* RAW DATA *
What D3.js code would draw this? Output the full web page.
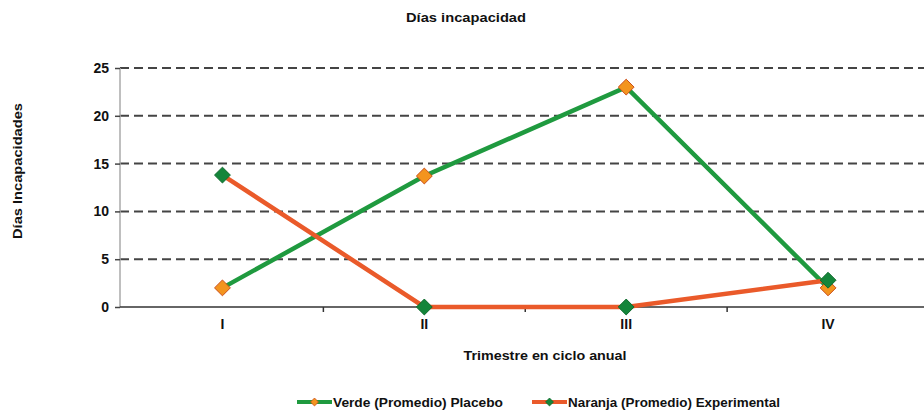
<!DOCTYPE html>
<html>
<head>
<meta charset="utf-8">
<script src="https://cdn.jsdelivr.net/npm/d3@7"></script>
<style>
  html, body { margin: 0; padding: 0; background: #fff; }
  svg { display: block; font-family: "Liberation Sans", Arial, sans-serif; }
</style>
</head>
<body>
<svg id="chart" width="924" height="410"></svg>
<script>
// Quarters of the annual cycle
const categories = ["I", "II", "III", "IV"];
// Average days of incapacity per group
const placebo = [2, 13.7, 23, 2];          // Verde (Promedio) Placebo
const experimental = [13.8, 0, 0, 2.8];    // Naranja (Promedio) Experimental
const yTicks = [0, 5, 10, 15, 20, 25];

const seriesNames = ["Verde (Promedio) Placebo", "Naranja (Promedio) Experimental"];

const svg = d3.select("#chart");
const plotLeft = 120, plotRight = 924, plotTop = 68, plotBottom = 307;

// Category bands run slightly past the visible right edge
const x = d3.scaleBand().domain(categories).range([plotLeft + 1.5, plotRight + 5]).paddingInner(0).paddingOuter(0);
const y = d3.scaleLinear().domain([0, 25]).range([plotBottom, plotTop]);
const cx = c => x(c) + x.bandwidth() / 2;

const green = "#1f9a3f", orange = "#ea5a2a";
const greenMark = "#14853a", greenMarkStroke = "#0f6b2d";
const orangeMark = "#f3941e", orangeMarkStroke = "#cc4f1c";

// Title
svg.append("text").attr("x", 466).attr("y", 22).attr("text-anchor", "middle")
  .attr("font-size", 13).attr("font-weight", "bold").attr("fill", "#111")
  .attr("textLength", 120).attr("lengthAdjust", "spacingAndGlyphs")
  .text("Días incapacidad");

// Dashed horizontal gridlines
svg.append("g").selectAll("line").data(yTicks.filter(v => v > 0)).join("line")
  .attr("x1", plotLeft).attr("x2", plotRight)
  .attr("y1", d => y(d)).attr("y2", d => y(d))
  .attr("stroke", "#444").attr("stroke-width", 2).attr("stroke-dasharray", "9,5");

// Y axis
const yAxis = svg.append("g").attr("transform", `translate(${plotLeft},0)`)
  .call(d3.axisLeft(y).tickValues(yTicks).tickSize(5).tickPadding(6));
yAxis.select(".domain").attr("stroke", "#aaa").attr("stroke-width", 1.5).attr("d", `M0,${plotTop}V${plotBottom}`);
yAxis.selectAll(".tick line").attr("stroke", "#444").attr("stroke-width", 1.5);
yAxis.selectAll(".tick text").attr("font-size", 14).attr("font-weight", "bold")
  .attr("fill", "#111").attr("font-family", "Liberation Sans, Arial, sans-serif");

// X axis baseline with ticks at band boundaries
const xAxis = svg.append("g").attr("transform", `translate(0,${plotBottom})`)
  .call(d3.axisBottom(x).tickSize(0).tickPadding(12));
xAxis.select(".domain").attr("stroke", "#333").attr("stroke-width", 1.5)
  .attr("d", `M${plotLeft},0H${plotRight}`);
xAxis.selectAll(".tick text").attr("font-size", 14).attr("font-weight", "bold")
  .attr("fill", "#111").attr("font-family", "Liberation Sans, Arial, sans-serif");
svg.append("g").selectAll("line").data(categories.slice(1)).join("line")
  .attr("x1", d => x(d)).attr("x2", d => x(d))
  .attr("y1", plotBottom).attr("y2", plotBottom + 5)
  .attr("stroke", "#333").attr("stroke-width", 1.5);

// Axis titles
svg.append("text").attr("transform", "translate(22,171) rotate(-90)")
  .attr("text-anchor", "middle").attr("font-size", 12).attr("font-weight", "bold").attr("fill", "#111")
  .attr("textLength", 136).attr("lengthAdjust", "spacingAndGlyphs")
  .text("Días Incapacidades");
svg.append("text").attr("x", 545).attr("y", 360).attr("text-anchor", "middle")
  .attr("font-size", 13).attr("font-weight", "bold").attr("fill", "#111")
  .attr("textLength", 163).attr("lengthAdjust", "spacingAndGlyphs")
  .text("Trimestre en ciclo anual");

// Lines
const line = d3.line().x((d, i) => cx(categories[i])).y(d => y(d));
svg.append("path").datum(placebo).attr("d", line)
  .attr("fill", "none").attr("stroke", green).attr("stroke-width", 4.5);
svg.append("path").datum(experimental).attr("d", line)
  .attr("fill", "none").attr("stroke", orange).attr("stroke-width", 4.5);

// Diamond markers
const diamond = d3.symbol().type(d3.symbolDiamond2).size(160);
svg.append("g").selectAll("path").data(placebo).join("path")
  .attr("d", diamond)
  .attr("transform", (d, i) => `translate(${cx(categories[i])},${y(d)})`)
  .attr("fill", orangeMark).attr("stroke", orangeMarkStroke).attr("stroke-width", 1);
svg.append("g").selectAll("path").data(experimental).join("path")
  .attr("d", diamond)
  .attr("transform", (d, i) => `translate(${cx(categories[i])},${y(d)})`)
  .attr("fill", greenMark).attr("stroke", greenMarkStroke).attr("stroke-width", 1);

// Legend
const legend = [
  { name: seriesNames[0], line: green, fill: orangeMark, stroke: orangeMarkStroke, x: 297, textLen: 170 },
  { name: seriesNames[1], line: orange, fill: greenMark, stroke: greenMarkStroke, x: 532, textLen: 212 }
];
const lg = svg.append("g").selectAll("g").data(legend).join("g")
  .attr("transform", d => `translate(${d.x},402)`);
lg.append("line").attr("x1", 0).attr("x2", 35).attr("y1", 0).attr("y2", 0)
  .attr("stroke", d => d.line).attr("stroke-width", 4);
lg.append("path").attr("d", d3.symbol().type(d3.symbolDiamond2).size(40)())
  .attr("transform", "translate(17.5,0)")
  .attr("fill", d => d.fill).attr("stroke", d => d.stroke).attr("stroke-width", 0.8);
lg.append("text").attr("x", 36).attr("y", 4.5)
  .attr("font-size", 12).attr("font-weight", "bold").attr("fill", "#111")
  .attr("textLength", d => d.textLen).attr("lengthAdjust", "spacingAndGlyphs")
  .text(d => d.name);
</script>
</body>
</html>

* REQUIREMENT *
Set down again, exactly, the lines of the material above from its first line to the one with "const plotLeft = 120, plotRight", inclusive. Leave the pictures out.

* EXERCISE OUTPUT *
What D3.js code would draw this? Output the full web page.
<!DOCTYPE html>
<html>
<head>
<meta charset="utf-8">
<script src="https://cdn.jsdelivr.net/npm/d3@7"></script>
<style>
  html, body { margin: 0; padding: 0; background: #fff; }
  svg { display: block; font-family: "Liberation Sans", Arial, sans-serif; }
</style>
</head>
<body>
<svg id="chart" width="924" height="410"></svg>
<script>
// Quarters of the annual cycle
const categories = ["I", "II", "III", "IV"];
// Average days of incapacity per group
const placebo = [2, 13.7, 23, 2];          // Verde (Promedio) Placebo
const experimental = [13.8, 0, 0, 2.8];    // Naranja (Promedio) Experimental
const yTicks = [0, 5, 10, 15, 20, 25];

const seriesNames = ["Verde (Promedio) Placebo", "Naranja (Promedio) Experimental"];

const svg = d3.select("#chart");
const plotLeft = 120, plotRight = 924, plotTop = 68, plotBottom = 307;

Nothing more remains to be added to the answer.